Yazılı basında en çok rastladığımız içeriklerden biri, daha önce de altını çizdiğimiz gibi, İsrail Devleti ile ilgili eleştirel haberlerin Yahudi kimliğini temel alarak yapılıyor olması. İsrail’in Filistinlilere yönelik uygulamalarına referansla özellikle Türkiye’de yaşayan Yahudileri de sorumlu tutan, düşmanlaştıran bir dil hakim olabiliyor ve bu durum da toplumlar arasındaki kutuplaşmayı arttırıcı bir etkiye neden oluyor.

Sıkça rastladığımız bir diğer içerik de İsrail Devleti’nin Mescid-i Aksa’ya zorla girdiği bilgisini veren ve özellikle başlıklarda, yaşanan durumu Yahudi kimliği ile tanımlayan ve açıklayan haberler.

Son olarak yazılı basında, ‘faiz lobisi’, ‘dış mihrak’ söylemleri ile Yahudilere yönelik nefret söylemlerinin paralel bir şekilde ilerlediğini de söylemek mümkün.

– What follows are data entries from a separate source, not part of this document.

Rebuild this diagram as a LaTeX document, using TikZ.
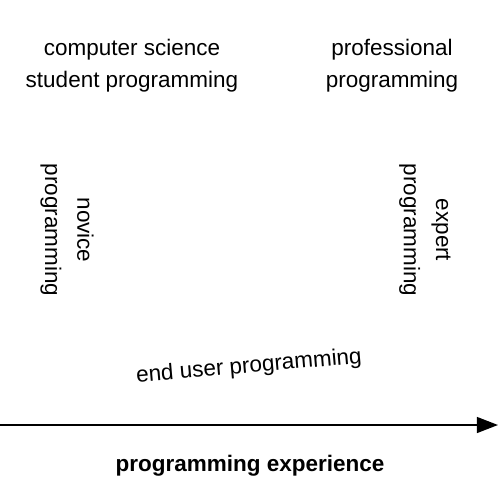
\documentclass[tikz,border=0pt]{standalone}
\usepackage{fontspec}
\setmainfont{Liberation Sans}
\usetikzlibrary{arrows.meta}

\begin{document}
\begin{tikzpicture}[x=0.02cm,y=-0.02cm,
    lbl/.style={align=center,font=\fontsize{12.8}{18.3}\selectfont,inner sep=0pt}]
    \useasboundingbox (0,0) rectangle (500,500);
    \node[lbl] (cs) at (132,66) {computer science\\student programming};
    \node[lbl] (prof) at (392,66) {professional\\programming};
    \node[lbl,rotate=-90] (novice) at (67,230) {novice\\programming};
    \node[lbl,rotate=-90] (expert) at (425,230) {expert\\programming};
    \node[lbl,rotate=5] (enduser) at (249,367) {end user programming};
    \coordinate (left) at (0,425);
    \coordinate (right) at (498,425);
    \draw[line width=1.1pt,-{Triangle[length=12pt,width=9pt]}] (left) -- (right);
    \node[lbl,font=\fontsize{12.8}{18}\selectfont\bfseries] (axis) at (250,466) {programming experience};
\end{tikzpicture}
\end{document}
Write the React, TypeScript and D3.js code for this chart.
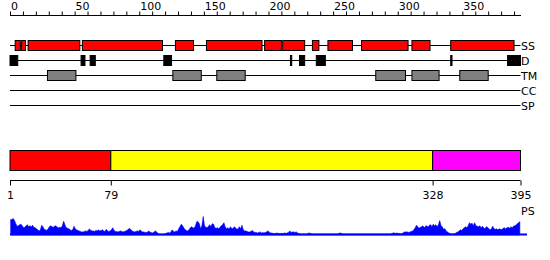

 Bu paralellik için şunu söyleyebilir miyiz: “Nefret söylemine maruz kalan gruplar, kimlikler genellikle siyasi gündeme göre değişiklik gösteriyor.”

Evet, olaylara göre, bazı dönemlerde bazı kimlikler daha çok hedef gösterilebiliyor. Ancak özellikle altını çizmek gerekir ki uzun bir zamandır dört aylık raporlarımızda değişmeyen bir veri, yazılı basında hedef alınan gruplar arasında en çok Yahudi, Ermeni ve Hıristiyan kimliklerinin nefret söylemine maruz kalıyor olması. Bu ilk üç kategori siyasi gündeme göre kendi içinde yer değiştirse de sayıca en çok gayrimüslimlerin hedef alındığını söyleyebiliriz.

 Türkiye soysal medyayı en çok kullanan ülkeler arasında da yer alıyor. Sosyal medyanın bu derece etkin kullanılıyor olması nefret söylemlerini ve kişi ve grupların hedef haline getirilmesini sizce nasıl etkiliyor, etkileyecek?

Henüz sosyal medya üzerinde bir çalışmamız yok. Ancak bu mecranın, nefret söyleminin yeniden üretilmesinde, hızlı bir şekilde yaygınlaşmasında sıkça kullanıldığını söylememiz mümkün.